Wednesday, February 24, 2010

Starting Sweet Potatoes

On Tuesday (February 23), I put 8 Sweet Potatoes to "root". Biodynamically, it was supposed to be a day which favored starting Plants from which we want "roots". We love Sweet Potatoes, so we take extra care to support the Plants in their growing endeavors and in their feeding us.

These days we are staying close to our Stella Natura Calendar. When the Calendar says the time is optimal for "Leaf", "Root", "Flower", or "Fruit", Melanie and I shift into gear to plant the Seeds (or in this case, root the Sweet Potatoes) we intend to grow as transplants. It just makes sense to work off the optimal energies for growing from this Planet and beyond.

I sure am glad those Folks have put this Calendar together. It is great to think that Folks "before" and "around us now" are helping to smooth our Path. We are eager to embrace every little morsel which will help us garden successfully and nourish the Soil.

So, what factors did I consider in starting the Sweet Potatoes? This is only my 4th season growing Sweet Potatoes. I am not an expert, but these are some of my gleanings. A Sweet Potato Guru and long time Family Friend in the Millard area starts hers anytime after February 19. While we are eager to start just after Christmas, those earlier starts tend to get "leggy" and they also seem to "go sour" or "get mushy" in the water. It is best not to start too soon.

I choose the Sweet Potatoes that are the most vibrant, medium to large in size, without blemishes or bruises (which will rot), with shoots forming. These are the ones that really want to grow. Over the years, I have collected some wide mouth jars for just this occasion. They are an important element in my collection.

On the day I start them, I put them in the jars and fill up the jars with Rainwater. About 2/3 to 3/4 of the Sweet Potato will be covered with water. As the Water disappears, I just add more to keep it at that level.

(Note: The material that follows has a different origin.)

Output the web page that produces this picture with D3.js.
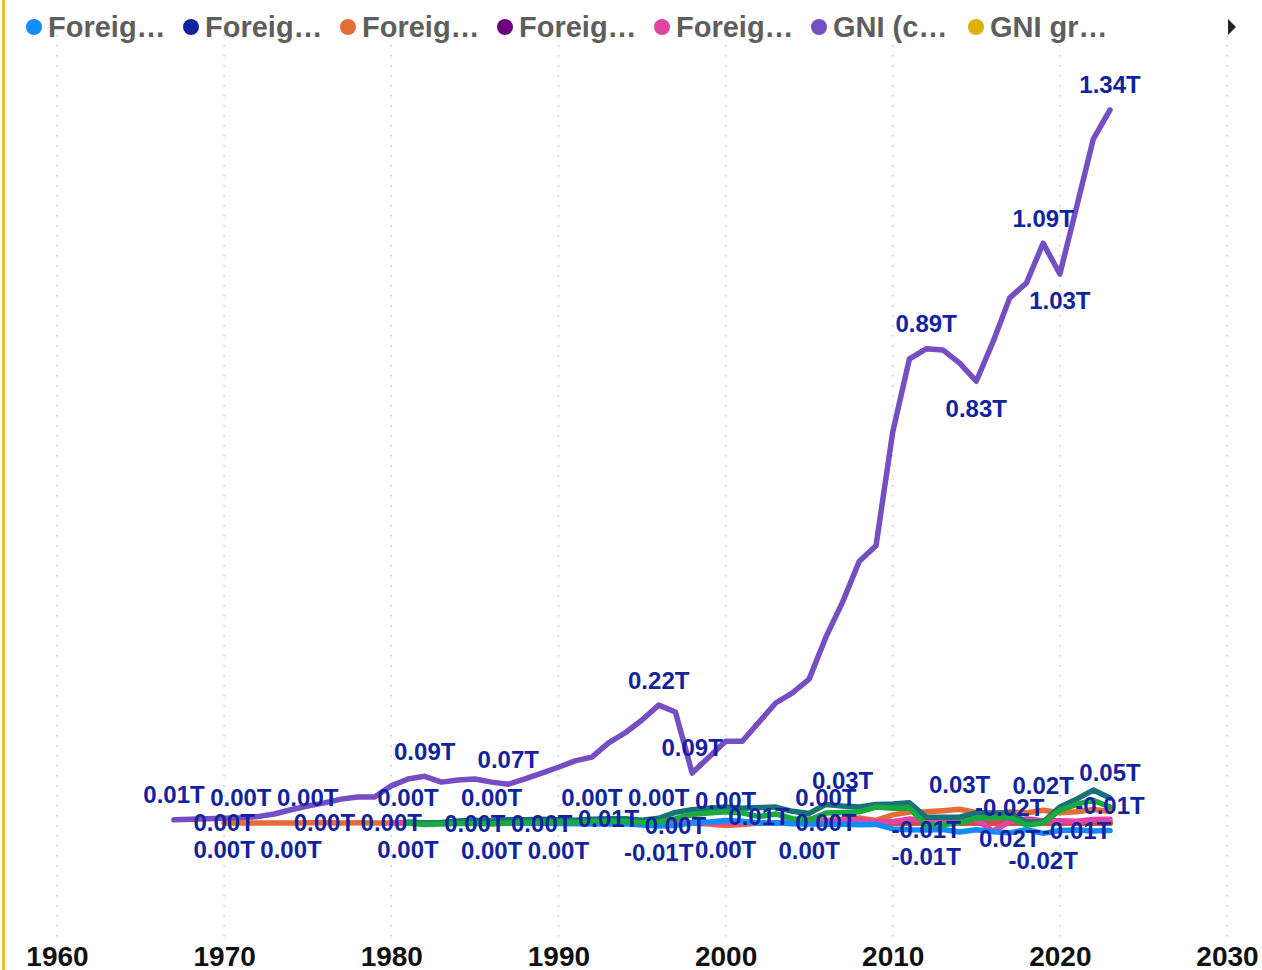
<!DOCTYPE html>
<html>
<head>
<meta charset="utf-8">
<script src="https://cdn.jsdelivr.net/npm/d3@7"></script>
<style>
  body { margin: 0; background: #fff; }
  text { font-family: "Liberation Sans", Arial, sans-serif; font-weight: bold; }
</style>
</head>
<body>
<script>
// series values (billions of US$ or %), each with its first year
var netStart = 1981;
var fdiNet = [-0.13,-0.23,-0.29,-0.22,-0.31,-0.26,-0.39,-0.58,-0.68,-1.09,
  -1.48,-1.78,-1.64,-1.5,-3.75,-5.59,-4.5,0.28,1.94,4.7,
  3.11,0.03,0.61,-1.51,-2.0,-2.17,-2.25,-3.4,-2.63,-11.1,
  -12.9,-13.3,-12.2,-17.0,-12.7,-16.5,-18.5,-12.5,-19.5,-14.1,
  -13.4,-15.2,-14.3];

var inflowsPctStart = 1981;
var fdiInflowsPct = [0.15,0.26,0.36,0.26,0.36,0.32,0.51,0.68,0.74,1.03,
  1.16,1.27,1.27,1.19,2.15,2.72,2.17,-0.25,-1.33,-2.76,
  -1.86,0.07,-0.25,0.74,2.92,1.35,1.6,1.83,0.9,2.03,
  2.3,2.31,2.55,2.82,2.3,0.49,2.02,1.82,2.23,1.8,
  1.83,1.97,1.57];

var inflowsStart = 1970;
var fdiInflows = [0.08,0.14,0.21,0.21,0.07,0.48,0.34,0.24,0.28,0.23,
  0.18,0.13,0.23,0.29,0.22,0.31,0.26,0.39,0.58,0.68,
  1.09,1.48,1.78,2.0,2.11,4.35,6.19,4.68,-0.24,-1.87,
  -4.55,-2.98,0.15,-0.6,1.9,8.3,4.9,6.9,9.3,4.9,
  15.3,20.6,21.2,23.3,26.0,19.8,17.0,21.0,18.9,24.0,
  19.2,21.2,25.4,21.6];

var outflowsPctStart = 1981;
var fdiOutflowsPct = [0,0,0,0,0,0.01,0.02,0.03,0.04,0.01,
  0,0,0.23,0.36,0.29,0.27,0.08,0.04,0.05,0.09,
  0.08,0.09,0,1.34,1.08,0.74,1.07,1.15,0.43,0.35,
  0.86,0.59,0.72,0.8,0.69,-1.31,0.21,0.79,0.41,0.43,
  0.3,0.5,0.53];

var outflowsStart = 1980;
var fdiOutflows = [0,0,0,0,0,0,0,0,0,0,
  0,0,0,0.36,0.61,0.6,0.6,0.18,0.04,0.07,
  0.15,0.13,0.18,0.01,3.41,3.07,2.73,4.68,5.9,2.25,
  2.66,7.71,5.42,6.65,7.08,5.94,-15.0,2.08,8.1,4.45,
  4.45,3.5,6.6,7.3];

var gniStart = 1967;
var gni = [6,7,8,9,10,12,17,25,32,38,
  45,49,49,70,83,88,77,81,83,77,
  73,83,94,105,117,124,151,170,194,222,
  209,94,124,154,154,190,226,245,271,350,
  416,493,522,736,874,893,891,866,832,906,
  989,1017,1092,1034,1160,1288,1343];

var growthStart = 1981;
var gniGrowth = [8.4,1.1,4.0,6.5,2.2,5.7,4.8,5.9,8.6,7.6,
  7.3,7.0,7.4,7.3,8.0,7.4,4.0,-13.7,-0.6,5.1,
  3.3,4.0,4.5,4.8,5.2,5.5,6.2,6.1,4.5,6.4,
  6.0,6.0,5.4,4.9,4.9,5.1,5.1,5.2,5.1,-2.2,
  3.6,5.6,5.0];

var pcGrowthStart = 1981;
var gniPcGrowth = [6.0,-1.1,1.8,4.2,0.0,3.5,2.7,3.8,6.5,5.6,
  5.4,5.2,5.6,5.6,6.3,5.8,2.5,-15.0,-1.9,3.7,
  1.9,2.6,3.1,3.3,3.8,4.1,4.8,4.7,3.1,5.0,
  4.6,4.6,4.1,3.6,3.6,3.9,3.9,4.0,4.0,-3.1,
  2.9,4.8,4.2];

var goodsStart = 1981;
var goodsBalance = [2,0,1,4,5,4,6,6,7,6,
  5,7,8,8,5,9,20,25,28,30,
  28,29,30,22,18,35,32,30,35,36,
  38,11,11,11,19,19,19,2,2,30,
  45,62,47];

var gsStart = 1981;
var goodsServicesBalance = [0,-3,-2,-1,-1,-2,0,1,2,2,
  1,3,3,3,1,2,8,16,19,21,
  19,12,17,8,5,19,20,21,30,28,
  28,-4,-3,0,9,10,11,-4,0,24,
  35,43,30];

var xTicks = [1960, 1970, 1980, 1990, 2000, 2010, 2020, 2030];

// which points carry a data label, and where
var labelSpecs = [
  ["gni",1967,"above"],["gni",1982,"above"],["gni",1987,"above"],["gni",1996,"above"],
  ["gni",1998,"above"],["gni",2012,"above"],["gni",2015,"below"],["gni",2019,"above"],
  ["gni",2020,"below"],["gni",2023,"above"],
  ["inflows",1971,"above"],["inflows",1975,"above"],["inflows",1981,"above"],["inflows",1986,"above"],
  ["inflowsPct",1992,"above"],["inflowsPct",1996,"above"],["inflows",2000,"above"],["outflowsPct",2006,"above"],
  ["goods",2007,"above"],["inflows",2014,"above"],["net",2017,"above"],["inflows",2019,"above"],
  ["goods",2023,"above"],["net",2023,"above"],
  ["inflows",1970,"mid"],["inflows",1976,"mid"],["outflows",1980,"mid"],["net",1985,"mid"],
  ["net",1989,"mid"],["goods",1993,"mid"],["net",1997,"mid"],["gs",2002,"mid"],
  ["growth",2006,"mid"],["net",2012,"mid"],["net",2021,"mid"],
  ["inflows",1970,"below"],["inflows",1974,"below"],["net",1981,"below"],["net",1986,"below"],
  ["net",1990,"below"],["net",1996,"below"],["inflowsPct",2000,"below"],["net",2005,"below"],
  ["net",2012,"below"],["inflows",2017,"below"],["net",2019,"below"]
];

var BN = 1e9;
function toPoints(arr, start, unit) {
  return arr.map(function(v, i) { return {year: start + i, value: v * unit}; });
}

// legend order
var series = [
  {key: "net", name: "Foreign direct investment, net (BoP, current US$)", color: "#118DFF", points: toPoints(fdiNet, netStart, BN)},
  {key: "inflowsPct", name: "Foreign direct investment, net inflows (% of GDP)", color: "#12239E", points: toPoints(fdiInflowsPct, inflowsPctStart, 1)},
  {key: "inflows", name: "Foreign direct investment, net inflows (BoP, current US$)", color: "#E66C37", points: toPoints(fdiInflows, inflowsStart, BN)},
  {key: "outflowsPct", name: "Foreign direct investment, net outflows (% of GDP)", color: "#6B007B", points: toPoints(fdiOutflowsPct, outflowsPctStart, 1)},
  {key: "outflows", name: "Foreign direct investment, net outflows (BoP, current US$)", color: "#E044A7", points: toPoints(fdiOutflows, outflowsStart, BN)},
  {key: "gni", name: "GNI (current US$)", color: "#744EC2", points: toPoints(gni, gniStart, BN)},
  {key: "growth", name: "GNI growth (annual %)", color: "#D9B300", points: toPoints(gniGrowth, growthStart, 1)},
  {key: "pcGrowth", name: "GNI per capita growth (annual %)", color: "#D64550", points: toPoints(gniPcGrowth, pcGrowthStart, 1)},
  {key: "goods", name: "Net trade in goods (BoP, current US$)", color: "#197278", points: toPoints(goodsBalance, goodsStart, BN)},
  {key: "gs", name: "Net trade in goods and services (BoP, current US$)", color: "#1AAB40", points: toPoints(goodsServicesBalance, gsStart, BN)}
];
var byKey = {};
series.forEach(function(s) { byKey[s.key] = s; });

// drawing order, bottom to top
var drawOrder = ["inflowsPct","outflowsPct","growth","pcGrowth","inflows","outflows","net","goods","gs","gni"];

var width = 1262, height = 970;

var svg = d3.select("body").append("svg")
  .attr("width", width)
  .attr("height", height);

// yellow edge on the left
svg.append("rect")
  .attr("x", 2).attr("y", 0)
  .attr("width", 3).attr("height", height)
  .attr("fill", "#E3C12F");

var x = d3.scaleLinear().domain([1960, 2030]).range([57, 1227]);
var y = d3.scaleLinear().domain([-0.2e12, 1.44e12]).range([929.2, 58.4]);

// dotted vertical gridlines
svg.append("g").selectAll("line")
  .data(xTicks)
  .enter().append("line")
  .attr("x1", function(d) { return x(d); })
  .attr("x2", function(d) { return x(d); })
  .attr("y1", 35).attr("y2", 940)
  .attr("stroke", "#C8C6C4")
  .attr("stroke-width", 1.5)
  .attr("stroke-dasharray", "1.5,8.5");

// x axis
var xAxis = svg.append("g")
  .attr("transform", "translate(0,943)")
  .call(d3.axisBottom(x).tickValues(xTicks).tickFormat(d3.format("d")).tickSize(0).tickPadding(3));
xAxis.select(".domain").remove();
xAxis.selectAll("text")
  .style("font-size", "28px")
  .style("font-family", "'Liberation Sans', Arial, sans-serif")
  .style("font-weight", "bold")
  .attr("fill", "#111");

// lines
var line = d3.line()
  .x(function(d) { return x(d.year); })
  .y(function(d) { return y(d.value); });

svg.append("g").selectAll("path")
  .data(drawOrder.map(function(k) { return byKey[k]; }))
  .enter().append("path")
  .attr("d", function(s) { return line(s.points); })
  .attr("fill", "none")
  .attr("stroke", function(s) { return s.color; })
  .attr("stroke-width", 5.5)
  .attr("stroke-linejoin", "round")
  .attr("stroke-linecap", "round");

// data labels
function fmt(v) {
  var s = (v / 1e12).toFixed(2);
  if (s === "-0.00") s = "0.00";
  return s + "T";
}
var offsets = {above: -25, mid: 0, below: 27};

svg.append("g").selectAll("text")
  .data(labelSpecs)
  .enter().append("text")
  .attr("x", function(d) { return x(d[1]); })
  .attr("y", function(d) {
    var p = byKey[d[0]].points.find(function(q) { return q.year === d[1]; });
    return y(p.value) + offsets[d[2]];
  })
  .attr("dy", "0.35em")
  .attr("text-anchor", "middle")
  .attr("fill", "#12239E")
  .style("font-size", "24px")
  .text(function(d) {
    var p = byKey[d[0]].points.find(function(q) { return q.year === d[1]; });
    return fmt(p.value);
  });

// legend (first seven items fit, rest behind the arrow)
var legend = svg.append("g").selectAll("g")
  .data(series.slice(0, 7))
  .enter().append("g")
  .attr("transform", function(d, i) { return "translate(" + (34 + i * 157) + ",27)"; });

legend.append("circle")
  .attr("r", 8)
  .attr("fill", function(d) { return d.color; });

legend.append("text")
  .attr("x", 14)
  .attr("dy", "0.35em")
  .attr("fill", "#605E5C")
  .style("font-size", "29px")
  .text(function(d) { return d.name.slice(0, 6) + "\u2026"; });

svg.append("path")
  .attr("d", "M1228,19 L1236,27 L1228,35 Z")
  .attr("fill", "#252423");
</script>
</body>
</html>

I place the Sweet Potatoes in a Sunny Window. I will watch them carefully to make sure they are not getting too much Sun and Heat. If they are, I will move them to another Window or put a mesh covering over the Window.

Over time, those Shoots will grow. When they are about 8 inches long, I carefully peel them off the Mother Sweet Potato and place them in their own jars of Water. I make sure to cover about 1-2 inches of the Shoot with Water. The Shoots will root.

When the Roots of the Shoots are well developed, I place them in a Rubber Dishpan-like container that is filled with non-chemical Sand. Children's Sandbox Sand will do. I fill the Dishpan with water until it is about 2/3 of the way through the Sand. The Sand seems to act as a Filter so the Shoots stay nice until planting. During this stage of the process, the Shoots will do best in a Sunny Window.

I usually plant the Sweet Potatoes in mid-May. I think I yielded 60 Shoots last year which is more than we need. I usually give some of them away too. I will talk about planting Sweet Potatoes a little more when we get closer to the date.

Starting Sweet Potatoes is an exciting time. It takes me right back to Childhood. I remember the Ladies would always have some Sweet Potatoes starting on Window Sills and on top of Refrigerators. As a Child, I always thought it quite magical that those big and humble Roots could produce such beautiful Foliage. And that Foliage when placed in the Garden would produce Sweet Potatoes. Even as an Adult, I never tire of the wonder of such things.
Note: As Shoots come out of the Sweet Potato Roots into Vines, I will separate the collection of 8 to various Windows in the House. The Roots seem to like each other's company at this stage, but soon, they will need space.